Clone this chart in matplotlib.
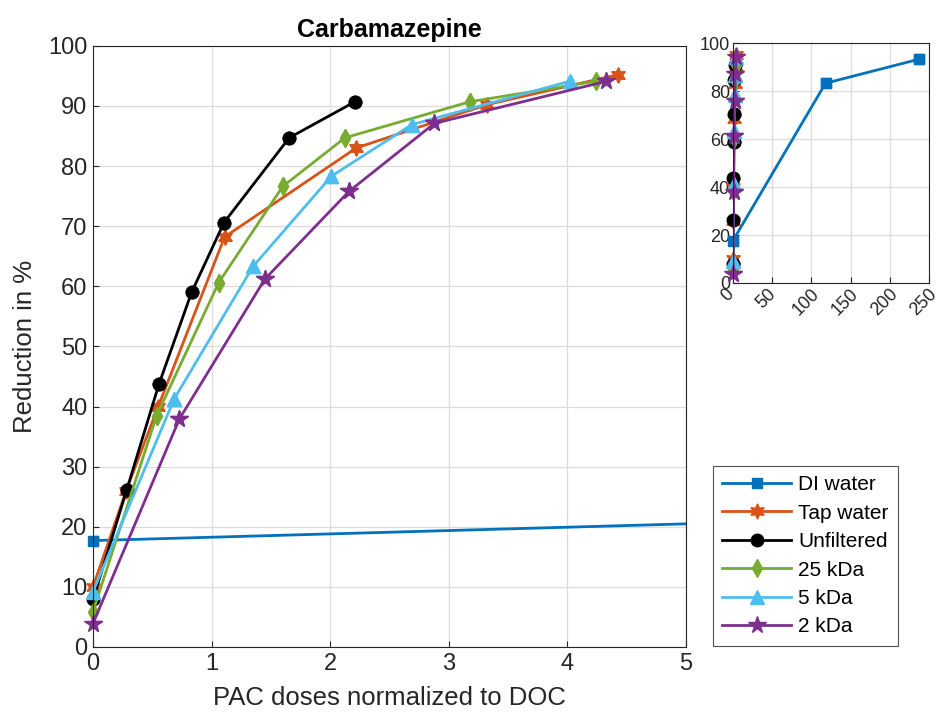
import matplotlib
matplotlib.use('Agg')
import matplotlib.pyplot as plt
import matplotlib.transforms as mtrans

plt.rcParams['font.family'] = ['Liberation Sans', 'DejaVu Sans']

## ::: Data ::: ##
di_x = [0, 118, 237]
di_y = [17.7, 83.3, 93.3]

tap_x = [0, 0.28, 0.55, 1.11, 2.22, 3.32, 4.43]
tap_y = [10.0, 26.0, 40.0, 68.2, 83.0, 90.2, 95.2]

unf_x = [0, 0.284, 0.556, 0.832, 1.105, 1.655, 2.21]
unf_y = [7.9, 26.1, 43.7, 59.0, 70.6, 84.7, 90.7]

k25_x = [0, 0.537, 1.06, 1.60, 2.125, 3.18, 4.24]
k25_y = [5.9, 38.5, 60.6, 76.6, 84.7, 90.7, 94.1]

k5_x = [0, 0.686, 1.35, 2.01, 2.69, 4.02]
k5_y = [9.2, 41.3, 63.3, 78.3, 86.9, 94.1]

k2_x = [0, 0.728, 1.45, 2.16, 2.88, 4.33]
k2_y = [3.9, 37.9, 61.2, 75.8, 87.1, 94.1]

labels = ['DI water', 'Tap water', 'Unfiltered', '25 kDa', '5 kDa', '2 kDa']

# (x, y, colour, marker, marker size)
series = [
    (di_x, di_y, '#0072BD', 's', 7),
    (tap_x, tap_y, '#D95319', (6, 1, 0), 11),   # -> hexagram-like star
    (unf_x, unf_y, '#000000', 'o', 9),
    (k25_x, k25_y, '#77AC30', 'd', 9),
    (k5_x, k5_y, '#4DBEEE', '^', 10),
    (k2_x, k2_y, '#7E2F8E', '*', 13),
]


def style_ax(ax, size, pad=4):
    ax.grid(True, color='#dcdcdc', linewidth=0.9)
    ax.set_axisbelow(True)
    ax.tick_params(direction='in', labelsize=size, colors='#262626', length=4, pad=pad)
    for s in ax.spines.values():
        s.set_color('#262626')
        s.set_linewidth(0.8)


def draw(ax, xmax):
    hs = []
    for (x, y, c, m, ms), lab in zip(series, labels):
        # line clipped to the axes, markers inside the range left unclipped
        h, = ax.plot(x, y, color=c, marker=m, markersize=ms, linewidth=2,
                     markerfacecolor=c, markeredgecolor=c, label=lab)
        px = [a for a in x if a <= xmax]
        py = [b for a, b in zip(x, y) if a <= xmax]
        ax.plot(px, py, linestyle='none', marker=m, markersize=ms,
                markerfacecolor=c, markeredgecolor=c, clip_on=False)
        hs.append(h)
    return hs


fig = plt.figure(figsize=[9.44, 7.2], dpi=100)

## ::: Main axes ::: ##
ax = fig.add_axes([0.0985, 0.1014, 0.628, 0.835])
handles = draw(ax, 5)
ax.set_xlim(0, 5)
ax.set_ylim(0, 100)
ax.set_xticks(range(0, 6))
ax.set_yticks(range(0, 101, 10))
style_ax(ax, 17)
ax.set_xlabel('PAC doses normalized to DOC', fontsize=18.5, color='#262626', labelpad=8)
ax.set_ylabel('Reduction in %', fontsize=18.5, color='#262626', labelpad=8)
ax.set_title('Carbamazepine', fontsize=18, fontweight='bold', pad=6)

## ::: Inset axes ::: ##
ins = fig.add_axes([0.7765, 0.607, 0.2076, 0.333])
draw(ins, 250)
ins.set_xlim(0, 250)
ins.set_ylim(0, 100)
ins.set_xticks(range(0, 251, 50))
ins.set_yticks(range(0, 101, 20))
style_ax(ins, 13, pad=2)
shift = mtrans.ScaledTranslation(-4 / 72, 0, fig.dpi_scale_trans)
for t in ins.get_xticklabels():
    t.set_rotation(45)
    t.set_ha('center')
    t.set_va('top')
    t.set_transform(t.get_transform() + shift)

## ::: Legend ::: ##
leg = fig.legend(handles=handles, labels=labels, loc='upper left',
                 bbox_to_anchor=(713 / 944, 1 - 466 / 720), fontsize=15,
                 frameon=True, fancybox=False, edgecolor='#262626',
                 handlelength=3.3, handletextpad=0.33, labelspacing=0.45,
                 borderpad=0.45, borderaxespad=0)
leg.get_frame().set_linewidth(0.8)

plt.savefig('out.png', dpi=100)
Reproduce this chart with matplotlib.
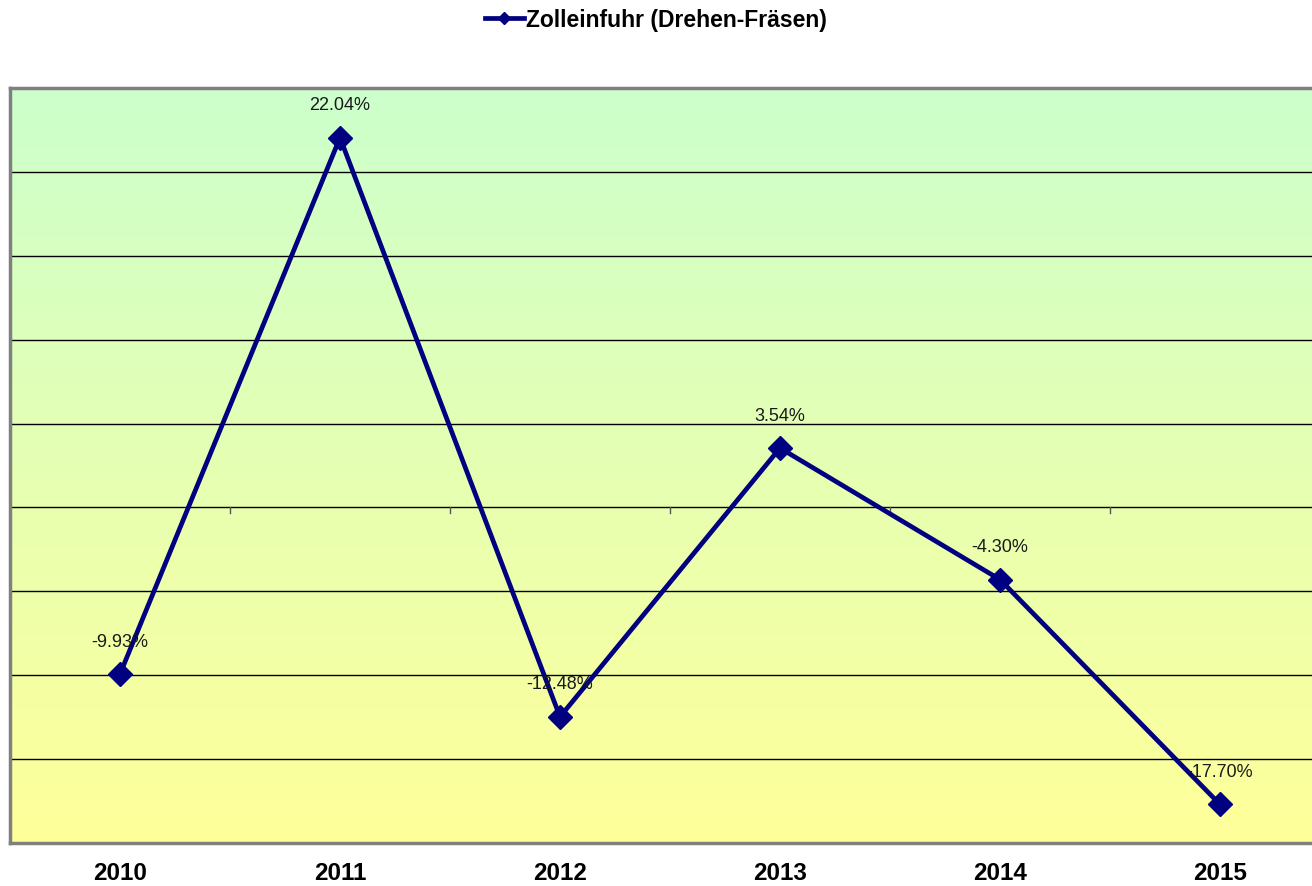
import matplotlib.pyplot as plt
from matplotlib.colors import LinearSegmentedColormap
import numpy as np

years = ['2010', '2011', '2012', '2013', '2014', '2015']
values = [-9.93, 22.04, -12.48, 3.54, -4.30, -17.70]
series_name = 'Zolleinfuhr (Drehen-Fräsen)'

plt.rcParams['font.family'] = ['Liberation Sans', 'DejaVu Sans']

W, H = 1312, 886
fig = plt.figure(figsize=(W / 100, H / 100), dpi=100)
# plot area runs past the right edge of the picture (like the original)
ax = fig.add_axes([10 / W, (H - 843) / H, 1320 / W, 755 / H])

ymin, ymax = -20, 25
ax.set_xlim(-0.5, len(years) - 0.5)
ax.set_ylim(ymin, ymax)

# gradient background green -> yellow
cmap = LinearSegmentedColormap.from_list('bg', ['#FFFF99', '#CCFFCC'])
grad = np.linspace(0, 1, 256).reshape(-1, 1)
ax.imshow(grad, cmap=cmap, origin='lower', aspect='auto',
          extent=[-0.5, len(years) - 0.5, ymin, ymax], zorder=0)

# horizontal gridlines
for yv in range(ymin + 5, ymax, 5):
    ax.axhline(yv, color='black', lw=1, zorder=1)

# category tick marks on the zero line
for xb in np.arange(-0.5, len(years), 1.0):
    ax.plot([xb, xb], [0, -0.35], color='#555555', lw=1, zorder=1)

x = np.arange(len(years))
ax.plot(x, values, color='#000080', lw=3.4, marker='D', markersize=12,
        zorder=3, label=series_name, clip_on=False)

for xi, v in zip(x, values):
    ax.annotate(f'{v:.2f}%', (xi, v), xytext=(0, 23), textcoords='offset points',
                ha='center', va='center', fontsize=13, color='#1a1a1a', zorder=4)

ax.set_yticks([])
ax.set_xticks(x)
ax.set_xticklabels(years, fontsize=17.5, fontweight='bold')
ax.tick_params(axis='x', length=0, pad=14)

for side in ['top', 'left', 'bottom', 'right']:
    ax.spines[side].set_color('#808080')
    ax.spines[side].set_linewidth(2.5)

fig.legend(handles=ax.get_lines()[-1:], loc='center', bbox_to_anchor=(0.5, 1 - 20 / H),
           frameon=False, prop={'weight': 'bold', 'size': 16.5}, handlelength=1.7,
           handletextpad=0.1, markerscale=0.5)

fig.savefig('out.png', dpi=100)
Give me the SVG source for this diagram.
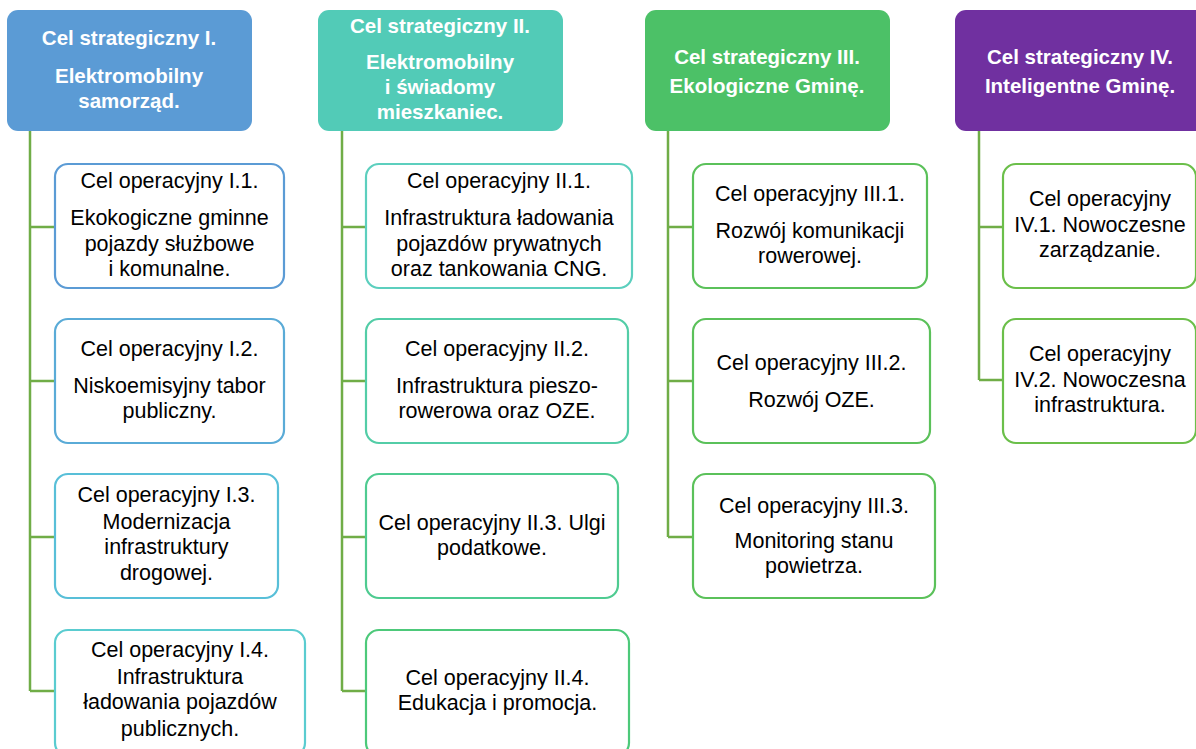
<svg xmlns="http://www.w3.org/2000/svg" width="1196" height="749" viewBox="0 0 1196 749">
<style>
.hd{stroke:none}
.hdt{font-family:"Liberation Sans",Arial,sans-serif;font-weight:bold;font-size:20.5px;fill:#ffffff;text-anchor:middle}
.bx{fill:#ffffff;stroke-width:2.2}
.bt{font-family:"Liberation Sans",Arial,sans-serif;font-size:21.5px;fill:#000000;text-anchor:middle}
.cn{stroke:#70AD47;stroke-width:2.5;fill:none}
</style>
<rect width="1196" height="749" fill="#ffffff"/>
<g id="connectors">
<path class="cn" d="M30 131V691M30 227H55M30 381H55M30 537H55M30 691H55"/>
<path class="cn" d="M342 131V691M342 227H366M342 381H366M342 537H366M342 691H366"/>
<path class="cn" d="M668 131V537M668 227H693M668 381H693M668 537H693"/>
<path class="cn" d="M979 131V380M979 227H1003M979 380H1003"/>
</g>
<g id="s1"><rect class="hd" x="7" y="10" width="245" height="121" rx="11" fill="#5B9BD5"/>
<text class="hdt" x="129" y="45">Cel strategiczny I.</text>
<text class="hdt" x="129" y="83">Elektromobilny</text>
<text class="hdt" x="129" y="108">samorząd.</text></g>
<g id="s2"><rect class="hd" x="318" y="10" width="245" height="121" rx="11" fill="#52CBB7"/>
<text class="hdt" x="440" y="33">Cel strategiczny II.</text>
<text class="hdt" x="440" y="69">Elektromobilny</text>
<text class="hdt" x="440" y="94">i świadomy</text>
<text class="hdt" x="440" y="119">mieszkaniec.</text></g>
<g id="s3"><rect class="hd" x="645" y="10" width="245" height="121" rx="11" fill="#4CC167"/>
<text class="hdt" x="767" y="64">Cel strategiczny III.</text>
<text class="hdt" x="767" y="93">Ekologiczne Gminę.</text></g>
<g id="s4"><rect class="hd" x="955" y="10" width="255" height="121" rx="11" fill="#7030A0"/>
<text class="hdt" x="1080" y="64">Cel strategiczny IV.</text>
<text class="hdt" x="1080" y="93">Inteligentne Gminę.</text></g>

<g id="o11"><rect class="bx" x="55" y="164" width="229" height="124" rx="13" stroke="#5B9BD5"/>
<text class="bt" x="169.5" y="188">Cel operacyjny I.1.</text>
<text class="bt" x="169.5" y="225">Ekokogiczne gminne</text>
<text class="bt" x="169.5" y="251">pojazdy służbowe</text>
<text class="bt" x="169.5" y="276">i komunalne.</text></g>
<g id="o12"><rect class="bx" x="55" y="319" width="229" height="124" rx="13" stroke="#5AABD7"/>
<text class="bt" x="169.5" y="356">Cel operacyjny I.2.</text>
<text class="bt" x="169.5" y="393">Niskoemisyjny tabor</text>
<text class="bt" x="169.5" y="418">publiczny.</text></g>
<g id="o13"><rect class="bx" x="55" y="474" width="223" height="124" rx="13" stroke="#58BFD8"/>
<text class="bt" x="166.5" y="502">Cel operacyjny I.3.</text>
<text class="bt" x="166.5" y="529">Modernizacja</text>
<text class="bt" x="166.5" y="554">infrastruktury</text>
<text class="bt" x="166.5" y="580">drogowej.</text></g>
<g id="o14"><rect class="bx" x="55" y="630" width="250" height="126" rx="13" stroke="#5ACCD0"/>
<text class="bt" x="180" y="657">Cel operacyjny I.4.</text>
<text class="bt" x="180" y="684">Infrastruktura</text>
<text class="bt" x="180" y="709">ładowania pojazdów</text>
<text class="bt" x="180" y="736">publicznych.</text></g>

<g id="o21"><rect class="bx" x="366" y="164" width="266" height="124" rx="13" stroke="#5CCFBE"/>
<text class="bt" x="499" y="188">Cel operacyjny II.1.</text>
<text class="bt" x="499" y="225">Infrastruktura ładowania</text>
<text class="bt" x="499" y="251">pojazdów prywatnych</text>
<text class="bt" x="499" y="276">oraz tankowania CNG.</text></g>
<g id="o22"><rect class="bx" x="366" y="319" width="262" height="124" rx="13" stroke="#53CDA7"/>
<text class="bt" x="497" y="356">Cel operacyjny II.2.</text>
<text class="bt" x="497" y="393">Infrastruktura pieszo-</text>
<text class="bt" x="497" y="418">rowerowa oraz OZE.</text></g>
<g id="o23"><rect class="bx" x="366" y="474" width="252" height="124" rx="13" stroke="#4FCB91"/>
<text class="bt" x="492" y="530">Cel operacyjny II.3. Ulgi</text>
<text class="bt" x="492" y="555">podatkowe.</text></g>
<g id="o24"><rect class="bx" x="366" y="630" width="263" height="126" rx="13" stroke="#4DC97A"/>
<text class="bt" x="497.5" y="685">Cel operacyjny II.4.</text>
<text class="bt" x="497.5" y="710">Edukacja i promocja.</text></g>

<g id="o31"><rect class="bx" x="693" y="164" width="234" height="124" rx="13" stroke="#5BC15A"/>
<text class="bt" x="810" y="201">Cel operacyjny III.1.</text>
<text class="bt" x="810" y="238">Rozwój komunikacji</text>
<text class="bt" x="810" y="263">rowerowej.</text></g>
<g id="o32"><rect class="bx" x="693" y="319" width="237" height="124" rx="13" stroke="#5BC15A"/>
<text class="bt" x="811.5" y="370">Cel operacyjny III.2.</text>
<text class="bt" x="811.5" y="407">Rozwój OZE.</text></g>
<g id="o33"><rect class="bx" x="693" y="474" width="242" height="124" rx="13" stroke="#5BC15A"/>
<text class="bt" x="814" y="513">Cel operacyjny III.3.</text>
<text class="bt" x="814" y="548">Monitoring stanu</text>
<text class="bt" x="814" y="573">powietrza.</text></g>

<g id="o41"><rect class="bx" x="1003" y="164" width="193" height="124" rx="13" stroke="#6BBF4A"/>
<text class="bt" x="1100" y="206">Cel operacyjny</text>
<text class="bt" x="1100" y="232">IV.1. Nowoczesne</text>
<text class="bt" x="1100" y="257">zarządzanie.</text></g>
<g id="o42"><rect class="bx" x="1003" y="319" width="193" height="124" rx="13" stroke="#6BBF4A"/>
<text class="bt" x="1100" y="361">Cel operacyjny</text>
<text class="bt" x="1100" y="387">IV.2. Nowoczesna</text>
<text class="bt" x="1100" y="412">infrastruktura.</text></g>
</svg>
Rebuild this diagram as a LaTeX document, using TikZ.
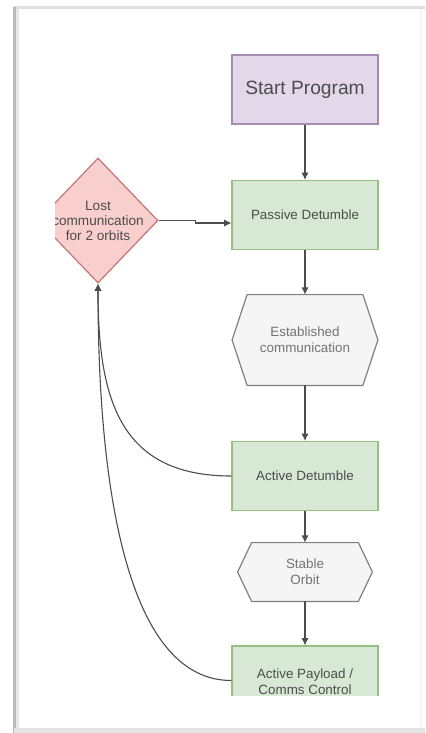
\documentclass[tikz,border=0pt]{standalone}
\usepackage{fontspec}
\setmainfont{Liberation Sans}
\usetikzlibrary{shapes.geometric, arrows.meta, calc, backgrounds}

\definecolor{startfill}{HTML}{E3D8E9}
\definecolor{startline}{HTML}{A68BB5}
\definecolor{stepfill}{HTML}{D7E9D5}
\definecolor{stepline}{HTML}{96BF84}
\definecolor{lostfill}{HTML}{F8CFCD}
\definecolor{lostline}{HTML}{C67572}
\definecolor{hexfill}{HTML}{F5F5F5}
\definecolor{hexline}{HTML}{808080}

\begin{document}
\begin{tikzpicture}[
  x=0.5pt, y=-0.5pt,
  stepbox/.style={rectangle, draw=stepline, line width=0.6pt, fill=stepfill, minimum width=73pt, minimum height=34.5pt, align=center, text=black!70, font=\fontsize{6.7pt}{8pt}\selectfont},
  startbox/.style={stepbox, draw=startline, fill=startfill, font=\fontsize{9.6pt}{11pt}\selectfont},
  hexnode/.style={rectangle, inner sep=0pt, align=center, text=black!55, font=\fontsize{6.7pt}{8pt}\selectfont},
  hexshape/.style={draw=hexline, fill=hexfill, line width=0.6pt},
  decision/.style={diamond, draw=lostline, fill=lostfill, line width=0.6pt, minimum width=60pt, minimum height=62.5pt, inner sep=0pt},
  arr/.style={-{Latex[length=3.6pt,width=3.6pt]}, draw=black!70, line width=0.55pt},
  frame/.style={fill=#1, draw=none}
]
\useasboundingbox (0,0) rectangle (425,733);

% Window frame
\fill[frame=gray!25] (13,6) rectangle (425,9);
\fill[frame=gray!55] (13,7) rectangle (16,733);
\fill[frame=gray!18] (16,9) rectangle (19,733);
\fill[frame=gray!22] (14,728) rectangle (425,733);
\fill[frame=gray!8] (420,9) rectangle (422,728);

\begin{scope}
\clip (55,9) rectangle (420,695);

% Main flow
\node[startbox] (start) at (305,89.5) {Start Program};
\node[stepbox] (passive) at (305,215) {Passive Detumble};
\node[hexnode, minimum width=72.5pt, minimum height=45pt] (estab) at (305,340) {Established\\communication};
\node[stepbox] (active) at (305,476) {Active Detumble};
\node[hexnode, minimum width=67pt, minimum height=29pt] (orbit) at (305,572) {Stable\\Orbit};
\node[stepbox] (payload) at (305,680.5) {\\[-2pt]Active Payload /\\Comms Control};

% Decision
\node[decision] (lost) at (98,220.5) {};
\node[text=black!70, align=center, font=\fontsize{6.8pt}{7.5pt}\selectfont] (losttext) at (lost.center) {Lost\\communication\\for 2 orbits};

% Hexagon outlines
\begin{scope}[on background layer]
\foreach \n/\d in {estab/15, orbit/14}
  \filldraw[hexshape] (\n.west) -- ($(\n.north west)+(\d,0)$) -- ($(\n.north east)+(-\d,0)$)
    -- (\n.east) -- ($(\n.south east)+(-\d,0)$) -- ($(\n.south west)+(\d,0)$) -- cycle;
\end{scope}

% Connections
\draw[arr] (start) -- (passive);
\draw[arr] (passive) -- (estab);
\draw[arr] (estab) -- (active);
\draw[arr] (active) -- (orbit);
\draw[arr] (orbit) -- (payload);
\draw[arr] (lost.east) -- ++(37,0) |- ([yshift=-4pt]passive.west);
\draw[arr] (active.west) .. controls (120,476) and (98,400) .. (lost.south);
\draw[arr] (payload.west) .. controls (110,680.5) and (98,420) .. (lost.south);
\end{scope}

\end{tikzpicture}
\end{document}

> [GIVEN TASK]
From the first line of the entries above down to the line holding "fig = plt.figure(figsize=[9.44, 7.2], dpi=100)", quote each line exactly and nothing else, skipping pictures.

> [SOLVED EXERCISE]
Clone this chart in matplotlib.
import matplotlib
matplotlib.use('Agg')
import matplotlib.pyplot as plt
import matplotlib.transforms as mtrans

plt.rcParams['font.family'] = ['Liberation Sans', 'DejaVu Sans']

## ::: Data ::: ##
di_x = [0, 118, 237]
di_y = [17.7, 83.3, 93.3]

tap_x = [0, 0.28, 0.55, 1.11, 2.22, 3.32, 4.43]
tap_y = [10.0, 26.0, 40.0, 68.2, 83.0, 90.2, 95.2]

unf_x = [0, 0.284, 0.556, 0.832, 1.105, 1.655, 2.21]
unf_y = [7.9, 26.1, 43.7, 59.0, 70.6, 84.7, 90.7]

k25_x = [0, 0.537, 1.06, 1.60, 2.125, 3.18, 4.24]
k25_y = [5.9, 38.5, 60.6, 76.6, 84.7, 90.7, 94.1]

k5_x = [0, 0.686, 1.35, 2.01, 2.69, 4.02]
k5_y = [9.2, 41.3, 63.3, 78.3, 86.9, 94.1]

k2_x = [0, 0.728, 1.45, 2.16, 2.88, 4.33]
k2_y = [3.9, 37.9, 61.2, 75.8, 87.1, 94.1]

labels = ['DI water', 'Tap water', 'Unfiltered', '25 kDa', '5 kDa', '2 kDa']

# (x, y, colour, marker, marker size)
series = [
    (di_x, di_y, '#0072BD', 's', 7),
    (tap_x, tap_y, '#D95319', (6, 1, 0), 11),   # -> hexagram-like star
    (unf_x, unf_y, '#000000', 'o', 9),
    (k25_x, k25_y, '#77AC30', 'd', 9),
    (k5_x, k5_y, '#4DBEEE', '^', 10),
    (k2_x, k2_y, '#7E2F8E', '*', 13),
]


def style_ax(ax, size, pad=4):
    ax.grid(True, color='#dcdcdc', linewidth=0.9)
    ax.set_axisbelow(True)
    ax.tick_params(direction='in', labelsize=size, colors='#262626', length=4, pad=pad)
    for s in ax.spines.values():
        s.set_color('#262626')
        s.set_linewidth(0.8)


def draw(ax, xmax):
    hs = []
    for (x, y, c, m, ms), lab in zip(series, labels):
        # line clipped to the axes, markers inside the range left unclipped
        h, = ax.plot(x, y, color=c, marker=m, markersize=ms, linewidth=2,
                     markerfacecolor=c, markeredgecolor=c, label=lab)
        px = [a for a in x if a <= xmax]
        py = [b for a, b in zip(x, y) if a <= xmax]
        ax.plot(px, py, linestyle='none', marker=m, markersize=ms,
                markerfacecolor=c, markeredgecolor=c, clip_on=False)
        hs.append(h)
    return hs


fig = plt.figure(figsize=[9.44, 7.2], dpi=100)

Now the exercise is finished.